This is my first post reviewing the book, Tess of the D’Urbervilles: A Pure Woman Faithfully Presented by Thomas Hardy. If you would like to learn more about Thomas Hardy or the setting of the book, read my post about Thomas Hardy from last week.
If I were to name this chapter, I would call it, “The Prick.”
The first paragraph has some great description, probably because I’m also reading it, it reminds me of the descriptive writing of JK Rowling in The Casual Vacancy.

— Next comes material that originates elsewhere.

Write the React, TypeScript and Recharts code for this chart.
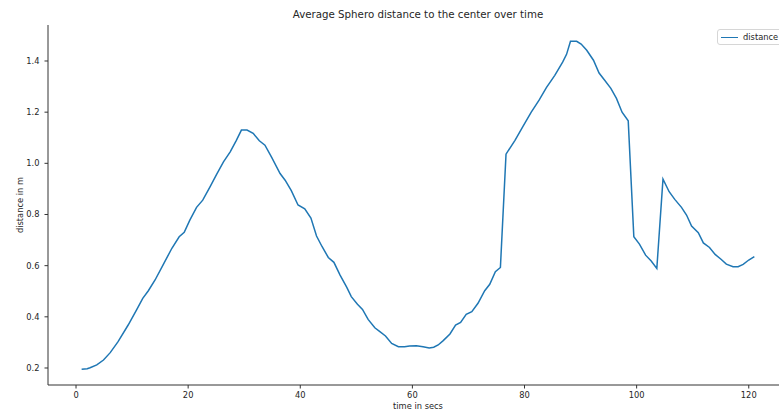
import { LineChart, Line, XAxis, YAxis } from "recharts";

// sample times (s) and mean distance from the center (m)
const seconds = [
  1, 2, 2.5, 3.7, 4.9, 6.1, 7.5, 9.3, 10.8, 11.9, 12.9, 14.1, 15.6, 17.1, 18.4, 19.3,
  20.3, 21.5, 22.6, 23.9, 25.1, 26.3, 27.5, 28.6, 29.5, 30.5, 31.6, 32.7, 33.7, 34.9,
  36.4, 37.3, 38.4, 39.6, 40.8, 41.9, 42.9, 43.9, 45.0, 46.0, 47.1, 48.3, 49.1, 50.2,
  51.1, 52.1, 53.3, 54.2, 55.2, 56.3, 57.5, 58.6, 59.5, 60.7, 61.9, 63.0, 63.8, 64.6,
  65.5, 66.7, 67.7, 68.6, 69.6, 70.6, 71.7, 72.9, 73.8, 74.8, 75.7, 76.7, 78.3, 79.7,
  81.2, 82.6, 83.9, 85.4, 86.8, 87.5, 88.2, 89.3, 90.1, 91.1, 92.3, 93.3, 94.3, 95.4,
  96.4, 97.4, 98.5, 99.5, 100.5, 101.6, 102.6, 103.6, 104.7, 105.8, 106.8, 108.0,
  108.9, 109.8, 111.0, 111.9, 113.0, 114.0, 115.0, 116.0, 117.2, 118.1, 119.0, 120.0,
  121.0,
];
const distance = [
  0.195, 0.197, 0.201, 0.212, 0.231, 0.26, 0.303, 0.368, 0.427, 0.472, 0.502, 0.544,
  0.606, 0.668, 0.713, 0.73, 0.778, 0.828, 0.856, 0.908, 0.958, 1.006, 1.045, 1.09,
  1.13, 1.13, 1.117, 1.088, 1.071, 1.023, 0.96, 0.934, 0.893, 0.837, 0.822, 0.786,
  0.716, 0.674, 0.632, 0.613, 0.563, 0.515, 0.479, 0.449, 0.429, 0.39, 0.357, 0.342,
  0.325, 0.296, 0.283, 0.283, 0.286, 0.287, 0.283, 0.278, 0.281, 0.29, 0.307, 0.333,
  0.368, 0.378, 0.41, 0.42, 0.453, 0.502, 0.527, 0.576, 0.593, 1.036, 1.09, 1.143,
  1.2, 1.247, 1.296, 1.344, 1.396, 1.426, 1.477, 1.477, 1.466, 1.442, 1.403, 1.353,
  1.325, 1.293, 1.254, 1.2, 1.166, 0.713, 0.684, 0.641, 0.618, 0.589, 0.938, 0.889,
  0.859, 0.828, 0.798, 0.755, 0.729, 0.689, 0.671, 0.644, 0.626, 0.606, 0.596, 0.596,
  0.605, 0.622, 0.635,
];
const xTicks = [0, 20, 40, 60, 80, 100, 120];
const yTicks = [0.2, 0.4, 0.6, 0.8, 1.0, 1.2, 1.4];

const rows = seconds.map((t, i) => ({ t, distance: distance[i] }));

const FONT = "DejaVu Sans, sans-serif";
const INK = "#262626";
const SPINE = "#333";

const text = (extra: React.CSSProperties): React.CSSProperties => ({
  position: "absolute",
  whiteSpace: "nowrap",
  color: INK,
  ...extra,
});

export default function App() {
  return (
    <div
      style={{
        position: "absolute",
        left: 0,
        top: 0,
        width: 779,
        height: 416,
        overflow: "hidden",
        background: "#fff",
        fontFamily: FONT,
      }}
    >
      <div style={text({ top: 8, left: 418, transform: "translateX(-50%)", fontSize: 10.25 })}>
        Average Sphero distance to the center over time
      </div>
      <div style={text({ top: 401, left: 418, transform: "translateX(-50%)", fontSize: 8.3 })}>
        time in secs
      </div>
      <div
        style={text({
          top: 205,
          left: 20,
          transform: "translate(-50%, -50%) rotate(-90deg)",
          fontSize: 8.3,
        })}
      >
        distance in m
      </div>
      {/* legend, pinned to the upper right of the axes */}
      <div
        style={{
          position: "absolute",
          top: 29,
          left: 717,
          width: 80,
          height: 14,
          display: "flex",
          alignItems: "center",
          border: "1px solid #d6d6d6",
          borderRadius: 3,
          background: "rgba(255,255,255,0.8)",
          fontSize: 8.3,
          color: INK,
          zIndex: 2,
        }}
      >
        <span
          style={{
            display: "inline-block",
            width: 17,
            height: 0,
            borderTop: "1.5px solid #1f77b4",
            marginLeft: 3,
            marginRight: 5,
          }}
        />
        <span>distance</span>
      </div>
      <LineChart width={800} height={416} data={rows} margin={{ top: 25, right: 12, bottom: 0, left: 0 }}>
        <XAxis
          dataKey="t"
          type="number"
          domain={[-5, 127]}
          allowDataOverflow
          ticks={xTicks}
          height={31}
          tickSize={3.5}
          tickMargin={4}
          tick={{ fill: INK, fontSize: 8.3, fontFamily: FONT }}
          axisLine={{ stroke: SPINE }}
          tickLine={{ stroke: SPINE }}
        />
        <XAxis
          xAxisId="top"
          orientation="top"
          type="number"
          domain={[0, 1]}
          height={0}
          tick={false}
          tickLine={false}
          axisLine={{ stroke: SPINE }}
        />
        <YAxis
          type="number"
          domain={[0.1335, 1.5407]}
          allowDataOverflow
          ticks={yTicks}
          width={48}
          tickSize={3.5}
          tickMargin={5}
          tickFormatter={(v: number) => v.toFixed(1)}
          tick={{ fill: INK, fontSize: 8.3, fontFamily: FONT }}
          axisLine={{ stroke: SPINE }}
          tickLine={{ stroke: SPINE }}
        />
        <Line
          type="linear"
          dataKey="distance"
          stroke="#1f77b4"
          strokeWidth={1.5}
          dot={false}
          isAnimationActive={false}
        />
      </LineChart>
    </div>
  );
}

Where she describes people and places in some amazing ways that you can’t not help but to visualize it.
In the chapter we meet Parson Tringham and Jack Durbeyfield (the haggler) and Fred.

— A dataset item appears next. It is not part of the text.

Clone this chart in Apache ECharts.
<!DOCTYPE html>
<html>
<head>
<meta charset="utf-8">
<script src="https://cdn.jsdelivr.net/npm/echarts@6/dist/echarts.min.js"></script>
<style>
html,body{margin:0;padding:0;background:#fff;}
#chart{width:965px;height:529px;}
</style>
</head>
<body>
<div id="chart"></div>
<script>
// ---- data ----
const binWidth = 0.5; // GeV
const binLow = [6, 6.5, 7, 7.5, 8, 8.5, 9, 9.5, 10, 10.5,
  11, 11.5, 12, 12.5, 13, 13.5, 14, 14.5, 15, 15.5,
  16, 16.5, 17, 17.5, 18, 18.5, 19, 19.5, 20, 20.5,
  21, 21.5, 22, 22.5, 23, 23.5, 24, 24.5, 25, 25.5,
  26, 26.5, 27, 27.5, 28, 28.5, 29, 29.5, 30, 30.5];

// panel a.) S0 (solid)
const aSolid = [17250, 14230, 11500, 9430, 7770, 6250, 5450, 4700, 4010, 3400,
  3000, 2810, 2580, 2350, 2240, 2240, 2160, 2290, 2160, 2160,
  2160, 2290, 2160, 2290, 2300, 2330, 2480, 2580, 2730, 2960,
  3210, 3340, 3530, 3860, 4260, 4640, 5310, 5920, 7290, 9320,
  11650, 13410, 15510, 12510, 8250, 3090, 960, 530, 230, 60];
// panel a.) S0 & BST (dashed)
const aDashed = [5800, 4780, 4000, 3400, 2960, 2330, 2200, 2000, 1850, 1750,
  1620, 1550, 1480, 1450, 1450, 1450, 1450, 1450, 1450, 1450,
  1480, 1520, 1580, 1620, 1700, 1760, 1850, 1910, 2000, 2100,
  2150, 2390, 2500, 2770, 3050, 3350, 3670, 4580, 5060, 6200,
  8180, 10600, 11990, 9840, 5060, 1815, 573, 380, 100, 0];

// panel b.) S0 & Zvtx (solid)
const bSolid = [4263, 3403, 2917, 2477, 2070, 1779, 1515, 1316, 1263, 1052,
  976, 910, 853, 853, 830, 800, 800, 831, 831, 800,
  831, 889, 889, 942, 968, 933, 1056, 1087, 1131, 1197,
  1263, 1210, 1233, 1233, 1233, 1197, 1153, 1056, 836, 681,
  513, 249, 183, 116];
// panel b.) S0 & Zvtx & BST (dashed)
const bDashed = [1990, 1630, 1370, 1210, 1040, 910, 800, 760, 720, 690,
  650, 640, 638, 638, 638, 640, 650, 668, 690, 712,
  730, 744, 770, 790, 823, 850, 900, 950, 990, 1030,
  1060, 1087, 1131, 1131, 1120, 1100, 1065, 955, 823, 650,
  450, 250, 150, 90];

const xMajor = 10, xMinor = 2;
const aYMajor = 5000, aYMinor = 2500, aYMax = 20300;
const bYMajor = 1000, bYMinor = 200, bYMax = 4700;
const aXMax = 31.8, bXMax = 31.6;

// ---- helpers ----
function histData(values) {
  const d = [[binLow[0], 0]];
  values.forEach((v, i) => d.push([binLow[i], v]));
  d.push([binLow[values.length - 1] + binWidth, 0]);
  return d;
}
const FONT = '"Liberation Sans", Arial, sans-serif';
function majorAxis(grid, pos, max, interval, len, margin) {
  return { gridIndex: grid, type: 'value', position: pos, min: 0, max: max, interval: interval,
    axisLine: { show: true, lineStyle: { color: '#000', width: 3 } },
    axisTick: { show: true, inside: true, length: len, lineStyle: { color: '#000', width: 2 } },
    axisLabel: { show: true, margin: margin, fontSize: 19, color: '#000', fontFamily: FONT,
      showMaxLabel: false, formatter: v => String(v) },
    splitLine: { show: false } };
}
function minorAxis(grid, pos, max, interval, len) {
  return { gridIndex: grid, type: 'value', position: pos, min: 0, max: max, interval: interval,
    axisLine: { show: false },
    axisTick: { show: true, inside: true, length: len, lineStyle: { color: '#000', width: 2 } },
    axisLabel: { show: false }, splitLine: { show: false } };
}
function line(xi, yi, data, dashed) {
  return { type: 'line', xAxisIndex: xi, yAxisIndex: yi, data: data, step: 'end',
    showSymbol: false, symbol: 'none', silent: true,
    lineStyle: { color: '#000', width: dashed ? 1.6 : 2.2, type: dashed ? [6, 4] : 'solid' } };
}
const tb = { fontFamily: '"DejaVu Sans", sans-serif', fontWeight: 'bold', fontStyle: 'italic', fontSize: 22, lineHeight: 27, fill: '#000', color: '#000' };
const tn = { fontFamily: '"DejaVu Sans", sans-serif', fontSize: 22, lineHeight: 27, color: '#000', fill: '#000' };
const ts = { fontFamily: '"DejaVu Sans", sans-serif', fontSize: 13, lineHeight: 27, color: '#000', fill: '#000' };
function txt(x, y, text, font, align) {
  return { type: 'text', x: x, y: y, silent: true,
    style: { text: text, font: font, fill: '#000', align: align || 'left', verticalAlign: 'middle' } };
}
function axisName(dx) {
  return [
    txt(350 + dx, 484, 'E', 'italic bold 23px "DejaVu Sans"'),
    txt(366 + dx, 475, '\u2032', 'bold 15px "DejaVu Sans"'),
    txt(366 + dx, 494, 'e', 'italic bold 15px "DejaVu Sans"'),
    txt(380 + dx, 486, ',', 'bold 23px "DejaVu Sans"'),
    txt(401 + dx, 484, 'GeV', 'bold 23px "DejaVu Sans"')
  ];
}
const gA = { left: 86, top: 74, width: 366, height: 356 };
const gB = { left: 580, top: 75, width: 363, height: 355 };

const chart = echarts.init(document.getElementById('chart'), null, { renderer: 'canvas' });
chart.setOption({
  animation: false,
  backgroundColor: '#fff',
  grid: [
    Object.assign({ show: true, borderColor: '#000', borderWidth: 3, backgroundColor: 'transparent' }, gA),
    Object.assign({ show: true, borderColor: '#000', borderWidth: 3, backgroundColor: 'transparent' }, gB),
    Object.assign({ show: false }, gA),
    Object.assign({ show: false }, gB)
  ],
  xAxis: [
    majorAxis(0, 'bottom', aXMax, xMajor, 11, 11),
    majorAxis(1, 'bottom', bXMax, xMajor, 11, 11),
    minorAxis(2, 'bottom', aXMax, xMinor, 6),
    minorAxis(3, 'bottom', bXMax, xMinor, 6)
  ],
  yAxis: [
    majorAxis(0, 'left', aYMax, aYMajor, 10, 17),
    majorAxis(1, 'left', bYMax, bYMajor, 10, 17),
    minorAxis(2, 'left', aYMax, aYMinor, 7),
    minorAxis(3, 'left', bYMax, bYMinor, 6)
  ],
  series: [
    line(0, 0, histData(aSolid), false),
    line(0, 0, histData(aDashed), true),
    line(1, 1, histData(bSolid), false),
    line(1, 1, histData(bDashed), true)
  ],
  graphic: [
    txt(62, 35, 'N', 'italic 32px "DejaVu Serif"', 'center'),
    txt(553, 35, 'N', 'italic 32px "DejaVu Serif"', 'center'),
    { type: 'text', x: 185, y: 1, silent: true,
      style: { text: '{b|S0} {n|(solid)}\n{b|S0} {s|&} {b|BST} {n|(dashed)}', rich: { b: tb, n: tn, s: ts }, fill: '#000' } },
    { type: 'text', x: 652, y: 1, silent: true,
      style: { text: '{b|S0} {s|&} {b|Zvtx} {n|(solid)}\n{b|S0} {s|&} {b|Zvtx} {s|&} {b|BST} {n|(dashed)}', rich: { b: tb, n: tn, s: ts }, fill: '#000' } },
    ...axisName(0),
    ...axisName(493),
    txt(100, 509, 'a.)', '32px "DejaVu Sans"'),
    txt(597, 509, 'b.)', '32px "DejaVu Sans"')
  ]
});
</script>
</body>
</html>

It seems the parson has taken to calling Jack Durbeyfield, “Sir John,” which prompts a conversation between the two about why he would be “Sir John.” It seems that that Jack is the descendant of the d’Urberville family, a renowned knightly family of Norman blood. At one time the family had land and money, but it seems that is no longer the case.
“Sir John” continues down the road and then decides to lay down in the grass. When Fred, who seems to be of the same class as John Durbeyfield, comes along Sir John calls him, “boy” and sends him on errands. He has him order a carriage to take him home and have a message sent to his wife (to stop doing the washing).
Seriously? What a prick! Maybe it’s a British thing but who the heck does that, even in the 1800’s? Even we common Americans know that knight status doesn’t carry from generation to generation and we definitely know that your title doesn’t pay your bills!